Thursday, November 8, 2007

Premature funeral

It must have been a terrible day for Gina Partington. The 58-year old mother from Urmston, Greater Manchester, reported her 37-year old son, Thomas Dennison, missing last month. Three days later she received word that a body had been found in Rusholme, Manchester. Partington went and formally identified the body as that of her missing son. After an inquest the body was cremated on October 30.

What Partington didn't know was that police had located her son, Thomas, in Nottingham four days before the cremation. He was very much alive. The body Partington had identified as that of her son was not the body of her son after all.

This is a strange story that you can read about here. The police department said in a statement: "This set of circumstances is clearly distressing and urgent inquiries are ongoing to establish how this happened."

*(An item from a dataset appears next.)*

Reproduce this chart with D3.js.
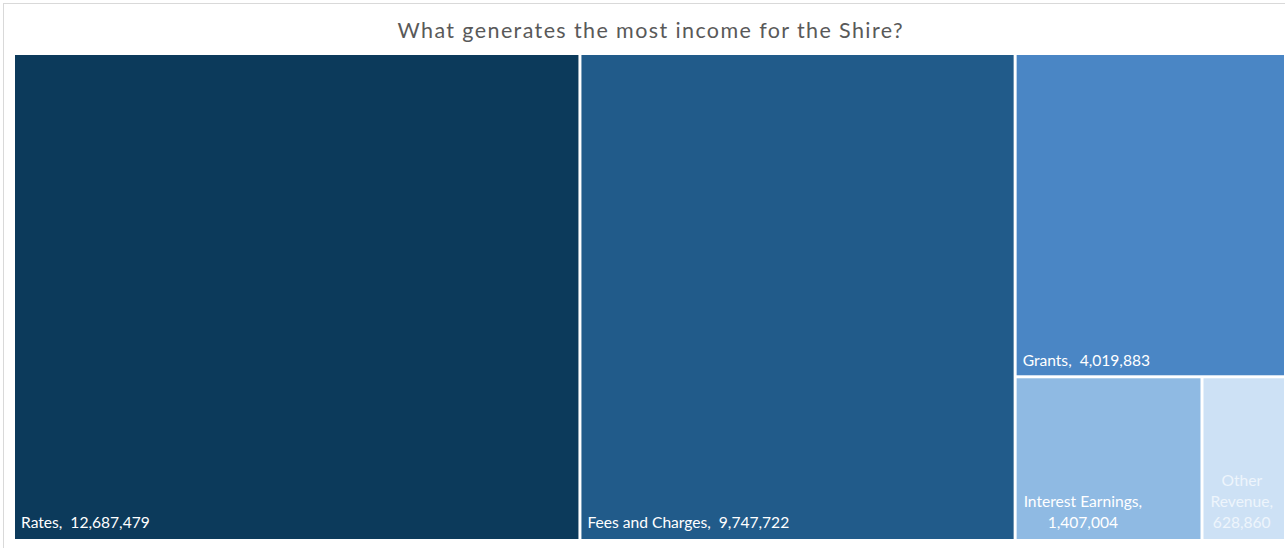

For Gina Partington I cannot imagine the emotional rollercoaster ride she took from having a missing son to news of a body to identifying a body to a cremation to news that her dead, cremated son is alive after all. The last bit of that ride is not the sort of news a grieving parent typically hears: "You know the son you held a memorial service for the other day? Well, he's not dead."

Normally when parents attend the funeral of their child the funeral is considered premature not because that child turns out not to be dead but because the child is in fact dead. Usually the grief of losing a child is not short circuited by the news that the child is still alive. As a rule the agony of typical premature funerals goes on for a very long time.

I do not speak from personal experience. But I live near Ocean Isle Beach, NC where seven college students died in a house fire two days before Gina Partington thought her son's body was cremated. I am a graduate of Virgina Tech where, on April 16 of this year, 32 students and staff were shot dead. I think of the parents and the other loved ones . . . I think of other friends who have lost children . . .

I think of them and I say a prayer for these who have attended premature funerals.